Ao sair da maternidade poucos dias depois do nascimento, não imagino como devem ter sido as primeiras semanas e meses numa família muito pobre, praticamente sem livros ou outros materiais de leitura. As primeiras lembranças que tenho de minha primeira infância se referem ao quarto centenário da cidade de São Paulo, quando fui visitar o recém-inaugurado Parque Ibirapuera, levado pelas mãos do meu pai. Nessa altura, 1954, eu já devia estar frequentando o Parque Infantil, nas proximidades de minha casa, no modesto bairro do Itaim Bibi, ao sul da cidade, perto do rio Pinheiros.

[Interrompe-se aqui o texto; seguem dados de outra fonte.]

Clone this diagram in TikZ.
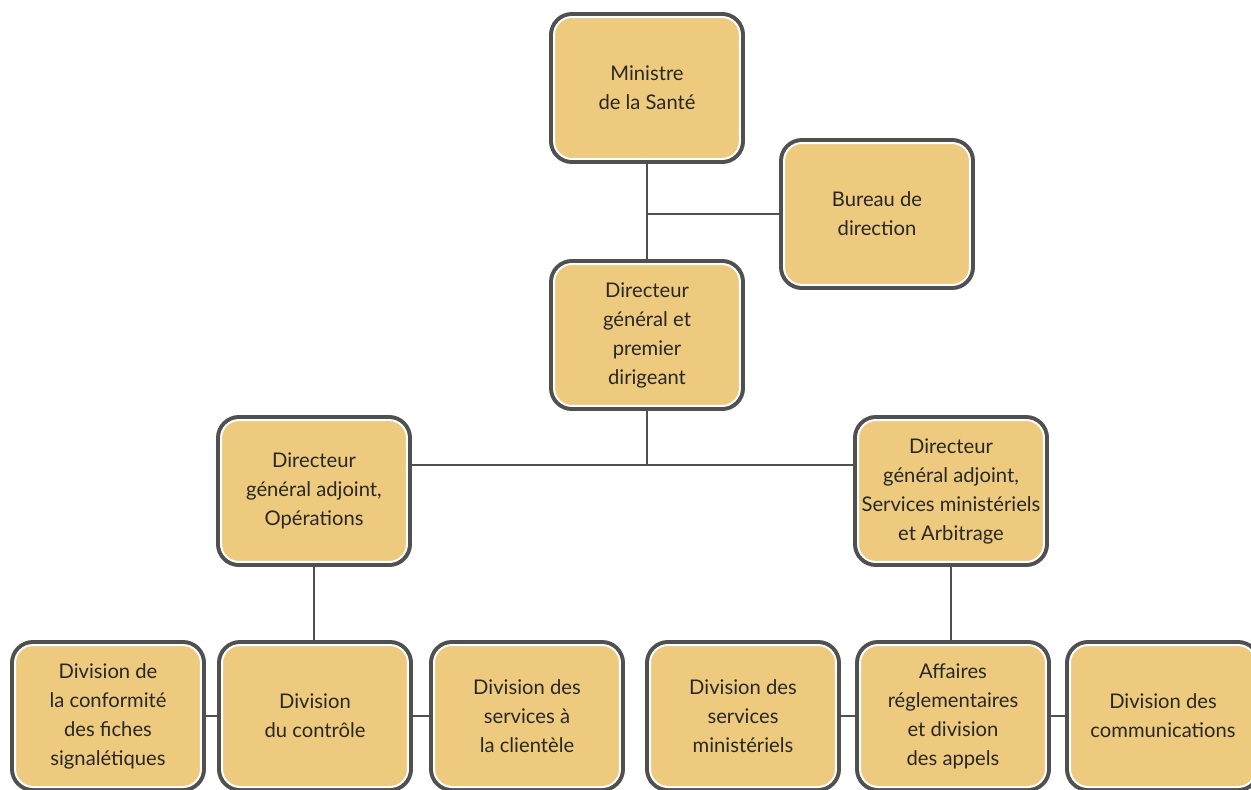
\documentclass[tikz,border=0pt]{standalone}
\usepackage{fontspec}
\setmainfont{Lato}
\usepackage{xcolor}
\definecolor{boxfill}{RGB}{237,202,126}
\definecolor{boxline}{RGB}{80,80,80}
\definecolor{ink}{RGB}{40,40,40}
\usetikzlibrary{positioning}
\usetikzlibrary{calc}

\tikzset{
  unit/.style={rectangle, rounded corners=0.36cm, fill=boxfill, draw=white, line width=0.04cm,
    preaction={draw=boxline, line width=0.2cm},
    minimum width=3.72cm, minimum height=2.84cm, inner sep=0pt,
    align=center, text=ink, font=\fontsize{11.5}{16.5}\selectfont},
  link/.style={draw=boxline, line width=0.04cm}
}

\begin{document}
\begin{tikzpicture}[x=0.02cm, y=-0.02cm]

    \useasboundingbox (0,0) rectangle (1251,789);

    % top of the chart
    \node[unit] (min) at (647,88) {Ministre\\de la Santé};
    \node[unit] (bureau) at (877,214) {Bureau de\\direction};
    \node[unit] (dg) at (647,335) {Directeur\\général et\\premier\\dirigeant};

    % the two deputies
    \node[unit] (dgaops) at (314,491) {Directeur\\général adjoint,\\Opérations};
    \node[unit] (dgaserv) at (951,491) {Directeur\\général adjoint,\\Services ministériels\\et Arbitrage};

    % divisions
    \node[unit] (fiches) at (108,716) {Division de\\la conformité\\des fiches\\signalétiques};
    \node[unit] (controle) at (315,716) {Division\\du contrôle};
    \node[unit] (clientele) at (527,716) {Division des\\services à\\la clientèle};
    \node[unit] (minist) at (743,716) {Division des\\services\\ministériels};
    \node[unit] (appels) at (953,716) {Affaires\\réglementaires\\et division\\des appels};
    \node[unit] (comm) at (1163,716) {Division des\\communications};

    \coordinate (split) at (647,465);

    \draw[link] (min) -- (dg);
    \draw[link] (bureau.west) -- (bureau.west -| min);
    \draw[link] (dg) -- (split);
    \draw[link] (dgaops.east |- split) -- (dgaserv.west |- split);
    \draw[link] (dgaops.south) -- (dgaops.south |- controle.north);
    \draw[link] (dgaserv.south) -- (dgaserv.south |- appels.north);
    \draw[link] (fiches) -- (controle);
    \draw[link] (controle) -- (clientele);
    \draw[link] (minist) -- (appels);
    \draw[link] (appels) -- (comm);

\end{tikzpicture}
\end{document}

Relatei um pouco dessa fase inicial num pequeno texto que deve entrar ao início desta série que estou planejando para seguir, ano a ano, as publicações anuais, de livros que eu fui lendo gradualmente já na fase adulta. Chamo a atenção para estes dois primeiros, que apresentam alguma coincidência com partes de alguns parágrafos acima:
3913. “De um século a outro: dos livros para o mundo (uma trajetória intelectual)”, Brasília, 14 maio 2021, 4 p. Introdução, ou prefácio, preliminar a livro que pretendo escrever gradualmente enfocando cada novo capítulo como se fosse um ano completo de aprendizado, experiências e leituras ao longo da vida; escrito em algum momento entre 2020 e 2021, divulgado no blog Diplomatizzando (link: https://diplomatizzando.blogspot.com/2021/05/uma-vida-atraves-dos-livros-1.html).
3914. “Uma Vida Através dos Livros: 1949”, Brasília, 15 maio 2021, 2 p. Primeiro capítulo do projeto de livro, focando, de maneira preliminar sobre o ano de meu nascimento. Divulgado no blog Diplomatizzando (link: https://diplomatizzando.blogspot.com/2021/05/uma-vida-atraves-dos-livros-1949-paulo.html).
Darei continuidade a esta série nos anos seguintes, sempre entremeando pequenos relatos de meu itinerário pessoal, com as edições anuais que marcaram minha trajetória intelectual, ainda que de modo bastante defasado no tempo.
Paulo Roberto de Almeida
Brasília, 3897: 25 setembro 2021, 3 p.